==== Provided data ====

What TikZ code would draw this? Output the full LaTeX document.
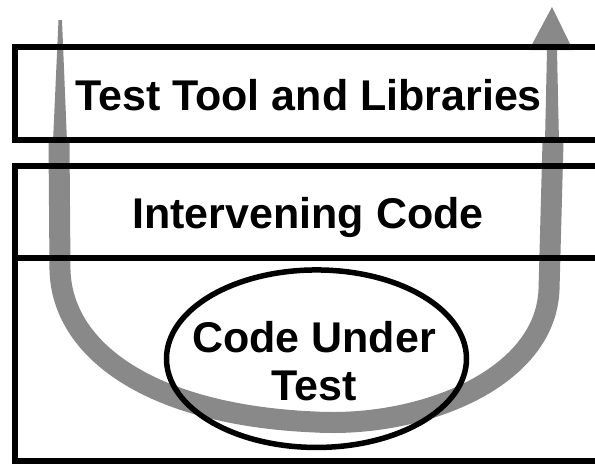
\documentclass[tikz,border=0pt]{standalone}
\usepackage{fontspec}
\setmainfont{Liberation Sans}
\usetikzlibrary{shapes.geometric}
\definecolor{bandgray}{RGB}{137,137,137}

\begin{document}
\begin{tikzpicture}[x=1pt,y=-1pt,line join=miter,
    layer/.style={line width=6pt},
    band/.style={draw=bandgray,line width=21pt},
    lbl/.style={font=\fontsize{43}{48}\selectfont\bfseries,inner sep=0pt}]
  \useasboundingbox (0,0) rectangle (595,464);
  \clip (0,0) rectangle (595,464);

  % Grey U-shaped flow running down from the tools and back up.
  \draw[band] (59,142) -- (60,270)
    .. controls (62,350) and (150,415) .. (315,422)
    .. controls (420,428) and (545,380) .. (549,290) -- (553,142);
  % thin tail on the left, thin shaft with head on the right
  \fill[bandgray] (58.5,20) -- (62,20) -- (67,142) -- (53,142) -- cycle;
  \fill[bandgray] (552,7) -- (573,50) -- (557,50) -- (559,142)
    -- (545,142) -- (547,50) -- (529,50) -- cycle;

  % Stacked layers, open on the right where the page cuts them off.
  \draw[layer] (600,47) -| (14.5,139.5) -- (600,139.5);
  \draw[layer] (600,165.5) -| (14.5,460.5) -- (600,460.5);
  \draw[layer] (14.5,258) -- (600,258);

  \node[lbl,anchor=base] (tools) at (308.5,110) {Test Tool and Libraries};
  \node[lbl,anchor=base] (interv) at (308,228) {Intervening Code};

  \node[ellipse,draw,line width=5.5pt,minimum width=300pt,minimum height=177.5pt,
    inner sep=0pt] (cut) at (316.5,358.7) {};
  \node[lbl,align=center] (cutlbl) at (314,361) {Code Under\\Test};
\end{tikzpicture}
\end{document}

====

▶ [Requirements]:
Make an exact copy of the whole listing, but don't bring over any pictures.

▶ [Written response]:
What TikZ code would draw this? Output the full LaTeX document.
\documentclass[tikz,border=0pt]{standalone}
\usepackage{fontspec}
\setmainfont{Liberation Sans}
\usetikzlibrary{shapes.geometric}
\definecolor{bandgray}{RGB}{137,137,137}

\begin{document}
\begin{tikzpicture}[x=1pt,y=-1pt,line join=miter,
    layer/.style={line width=6pt},
    band/.style={draw=bandgray,line width=21pt},
    lbl/.style={font=\fontsize{43}{48}\selectfont\bfseries,inner sep=0pt}]
  \useasboundingbox (0,0) rectangle (595,464);
  \clip (0,0) rectangle (595,464);

  % Grey U-shaped flow running down from the tools and back up.
  \draw[band] (59,142) -- (60,270)
    .. controls (62,350) and (150,415) .. (315,422)
    .. controls (420,428) and (545,380) .. (549,290) -- (553,142);
  % thin tail on the left, thin shaft with head on the right
  \fill[bandgray] (58.5,20) -- (62,20) -- (67,142) -- (53,142) -- cycle;
  \fill[bandgray] (552,7) -- (573,50) -- (557,50) -- (559,142)
    -- (545,142) -- (547,50) -- (529,50) -- cycle;

  % Stacked layers, open on the right where the page cuts them off.
  \draw[layer] (600,47) -| (14.5,139.5) -- (600,139.5);
  \draw[layer] (600,165.5) -| (14.5,460.5) -- (600,460.5);
  \draw[layer] (14.5,258) -- (600,258);

  \node[lbl,anchor=base] (tools) at (308.5,110) {Test Tool and Libraries};
  \node[lbl,anchor=base] (interv) at (308,228) {Intervening Code};

  \node[ellipse,draw,line width=5.5pt,minimum width=300pt,minimum height=177.5pt,
    inner sep=0pt] (cut) at (316.5,358.7) {};
  \node[lbl,align=center] (cutlbl) at (314,361) {Code Under\\Test};
\end{tikzpicture}
\end{document}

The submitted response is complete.